In a February testimony before the U.S.-China Economic and Security Review Commission, researchers said they believe Chinese cyber espionage activity has shown a “higher tolerance for risk and is less constrained by norms or diplomatic pressures.” Researchers also observed resources being shared across groups over the past year, with multiple Chinese espionage actors using the same malware, signaling a centralized development and distribution center.

“Chinese cyber espionage operators’ use of vulnerability exploitation, third party compromise, and software supply chain compromise exemplify both the scale of Chinese state-sponsored threat activity and the strategic evolution in use of tactics to maximize efficiency and impact,” said Kelli Vanderlee, senior manager of strategic analysis with Mandiant threat intelligence.

The Future of Chinese Cyber Espionage Activity

Researchers also pointed to China acquiring network infrastructure behind devices like the Internet of Things (IoT), which raises concerns that it could “create a pervasive system that can be exploited by China for both internal and external reconnaissance and surveillance campaigns.”

“This strategy has already proven successful as Beijing is able to target hardened, more challenging targets indirectly through various supply chain and third-party victim compromises to extract political, economic, defense and surveillance information,” said researchers.
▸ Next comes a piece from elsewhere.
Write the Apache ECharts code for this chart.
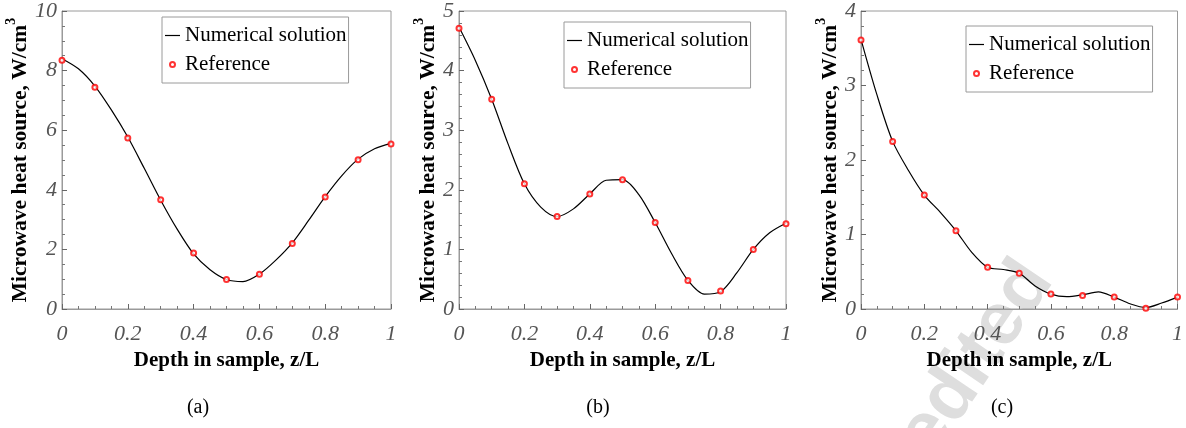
<!DOCTYPE html>
<html>
<head>
<meta charset="utf-8">
<script src="https://cdn.jsdelivr.net/npm/echarts@6/dist/echarts.min.js"></script>
<style>
  html, body { margin: 0; padding: 0; background: #fff; }
  #chart { width: 1186px; height: 428px; }
</style>
</head>
<body>
<div id="chart"></div>
<script>
// depth positions (z/L)
var xRef = [0, 0.1, 0.2, 0.3, 0.4, 0.5, 0.6, 0.7, 0.8, 0.9, 1];
var xCurve = [0, 0.05, 0.1, 0.15, 0.2, 0.25, 0.3, 0.35, 0.4, 0.45, 0.5,
              0.55, 0.6, 0.65, 0.7, 0.75, 0.8, 0.85, 0.9, 0.95, 1];

// reference points (red circles)
var refA = [8.35, 7.44, 5.74, 3.67, 1.88, 0.99, 1.17, 2.20, 3.76, 5.01, 5.54];
var refB = [4.71, 3.52, 2.10, 1.55, 1.93, 2.17, 1.45, 0.48, 0.30, 1.00, 1.43];
var refC = [3.61, 2.25, 1.53, 1.05, 0.56, 0.48, 0.20, 0.18, 0.16, 0.01, 0.16];

// numerical solution (black line)
var curveA = [8.40, 8.06, 7.48, 6.68, 5.77, 4.72, 3.65, 2.68, 1.85, 1.32, 0.99,
              0.92, 1.17, 1.64, 2.22, 2.98, 3.77, 4.47, 5.03, 5.38, 5.56];
var curveB = [4.73, 4.17, 3.52, 2.77, 2.10, 1.71, 1.55, 1.68, 1.93, 2.16, 2.17,
              1.92, 1.45, 0.93, 0.48, 0.25, 0.29, 0.61, 1.00, 1.28, 1.44];
var curveC = [3.62, 2.88, 2.25, 1.86, 1.53, 1.30, 1.05, 0.76, 0.56, 0.53, 0.48,
              0.31, 0.20, 0.165, 0.19, 0.23, 0.16, 0.07, 0.02, 0.08, 0.16];

var yMax = [10, 5, 4];
var yStep = [2, 1, 1];
var yMinorSplit = [4, 5, 5];
var panelLabels = ['(a)', '(b)', '(c)'];

var xTitle = 'Depth in sample, z/L';
var yTitle = 'Microwave heat source, W/cm';
var lineName = 'Numerical solution';
var refName = 'Reference';

function zip(xs, ys) {
    var out = [];
    for (var i = 0; i < xs.length; i++) out.push([xs[i], ys[i]]);
    return out;
}

var SERIF = '"Liberation Serif", "DejaVu Serif", serif';
var AXIS_GREY = '#9a9a9a';

var panels = [
    {grid: {left: 62, top: 10, width: 329, height: 299}, legend: {left: 162, top: 17}, label: {x: 198, y: 408}, nameGap: 25, curve: curveA, ref: refA},
    {grid: {left: 459, top: 10, width: 327, height: 299}, legend: {left: 564, top: 22}, label: {x: 598, y: 408}, nameGap: 19, curve: curveB, ref: refB},
    {grid: {left: 861, top: 10, width: 324, height: 299}, legend: {left: 966, top: 26}, label: {x: 1002, y: 408}, nameGap: 19, curve: curveC, ref: refC}
];

var option = {
    backgroundColor: '#fff',
    animation: false,
    grid: [], xAxis: [], yAxis: [], legend: [], series: [],
    graphic: []
};

// faint watermark in panel (c)
option.graphic.push({
    type: 'text', z: -10, x: 1068, y: 290, rotation: Math.PI * 0.31,
    style: {
        text: 'Unedited', fill: '#dedede', textAlign: 'right', textVerticalAlign: 'bottom',
        font: 'bold 74px "Liberation Sans", Arial, sans-serif'
    }
});

for (var i = 0; i < panels.length; i++) {
    var p = panels[i];
    option.grid.push({
        left: p.grid.left, top: p.grid.top, width: p.grid.width, height: p.grid.height,
        show: true, borderColor: AXIS_GREY, borderWidth: 1, backgroundColor: 'transparent'
    });
    option.xAxis.push({
        type: 'value', gridIndex: i, min: 0, max: 1, interval: 0.2,
        name: xTitle, nameLocation: 'middle', nameGap: 40,
        nameTextStyle: {fontFamily: SERIF, fontWeight: 'bold', fontSize: 21, color: '#000'},
        axisLine: {lineStyle: {color: AXIS_GREY, width: 1}},
        axisTick: {inside: true, length: 5, lineStyle: {color: '#666'}},
        minorTick: {show: true, splitNumber: 4, length: 3, lineStyle: {color: '#777'}},
        splitLine: {show: false},
        axisLabel: {
            margin: 14, fontFamily: SERIF, fontStyle: 'italic', fontSize: 22, color: '#555',
            formatter: function (v) {
                if (Math.abs(v) < 1e-9) return '0';
                if (Math.abs(v - 1) < 1e-9) return '1';
                return v.toFixed(1);
            }
        }
    });
    option.yAxis.push({
        type: 'value', gridIndex: i, min: 0, max: yMax[i], interval: yStep[i],
        name: '{t|' + yTitle + '}{s|3}', nameLocation: 'middle', nameGap: p.nameGap,
        nameRotate: 90,
        nameTextStyle: {
            rich: {
                t: {fontFamily: SERIF, fontWeight: 'bold', fontSize: 21.5, color: '#000', lineHeight: 27, verticalAlign: 'bottom'},
                s: {fontFamily: SERIF, fontWeight: 'bold', fontSize: 14, color: '#000', lineHeight: 27, verticalAlign: 'top'}
            }
        },
        axisLine: {show: true, lineStyle: {color: AXIS_GREY, width: 1}},
        axisTick: {show: true, inside: true, length: 5, lineStyle: {color: '#666'}},
        minorTick: {show: true, splitNumber: yMinorSplit[i], length: 3, lineStyle: {color: '#777'}},
        splitLine: {show: false},
        axisLabel: {margin: 5, fontFamily: SERIF, fontStyle: 'italic', fontSize: 22, color: '#555'}
    });
    option.legend.push({
        left: p.legend.left, top: p.legend.top, orient: 'vertical',
        backgroundColor: '#fff', borderColor: AXIS_GREY, borderWidth: 1, borderRadius: 0,
        padding: [8, 2, 8, 3], itemGap: 8, itemWidth: 15, itemHeight: 5,
        textStyle: {fontFamily: SERIF, fontSize: 21, color: '#000', lineHeight: 20},
        data: [
            {name: lineName, icon: 'path://M0,4.4L15,4.4L15,5.6L0,5.6Z'},
            {name: refName}
        ]
    });
    option.series.push({
        name: lineName, type: 'line', xAxisIndex: i, yAxisIndex: i,
        data: zip(xCurve, p.curve), smooth: 0.3, symbol: 'none',
        lineStyle: {color: '#000', width: 1.2}, itemStyle: {color: '#000'}
    });
    option.series.push({
        name: refName, type: 'scatter', xAxisIndex: i, yAxisIndex: i,
        data: zip(xRef, p.ref), symbol: 'emptyCircle', symbolSize: 5, z: 5,
        itemStyle: {color: '#ff0000', borderWidth: 1}
    });
    option.graphic.push({
        type: 'text', x: p.label.x, y: p.label.y,
        style: {text: panelLabels[i], fill: '#000', textAlign: 'center', textVerticalAlign: 'middle',
                font: '20px ' + SERIF}
    });
}

var chart = echarts.init(document.getElementById('chart'), null, {renderer: 'canvas'});
chart.setOption(option);
</script>
</body>
</html>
Asia and the U.S. are the top regions targeted by these Chinese espionage groups, with 15 percent of their victims being U.S. entities. At the same time, seven of the current 36 APTs have collected sensitive data from public entities, showing that governmental organizations continue to be the most targeted sector. This has caused concerns by U.S. governmental organizations: An Annual Threat Intelligence report by the Office of the Director of National Intelligence assessed that China “presents the broadest, most active and persistent cyber espionage threat” to U.S. government and private sector networks.

In March, a report showed that the APT41 group compromised at least six U.S. state government networks between May and February in a “deliberate campaign” that reflects new attack vectors and retooling by the prolific Chinese state-sponsored group. Also in March, the Google Threat Analysis Group (TAG) issued a warning that they detected a phishing campaign by China-linked espionage group APT31 targeting “high-profile Gmail users affiliated with the U.S. government” in February. Researchers said that espionage targets are carefully selected and derived from governmental priorities, including China’s Five-Year plans, policy platforms or national defense strategies.

“Given the more aggressive nature of Beijing’s international diplomacy, along with the broader cyber espionage campaigns conducted by China-nexus threat actors, we anticipate that cyber espionage activity in support of China’s national security and economic interests will continue to accelerate in the coming year,” said Mandiant researchers.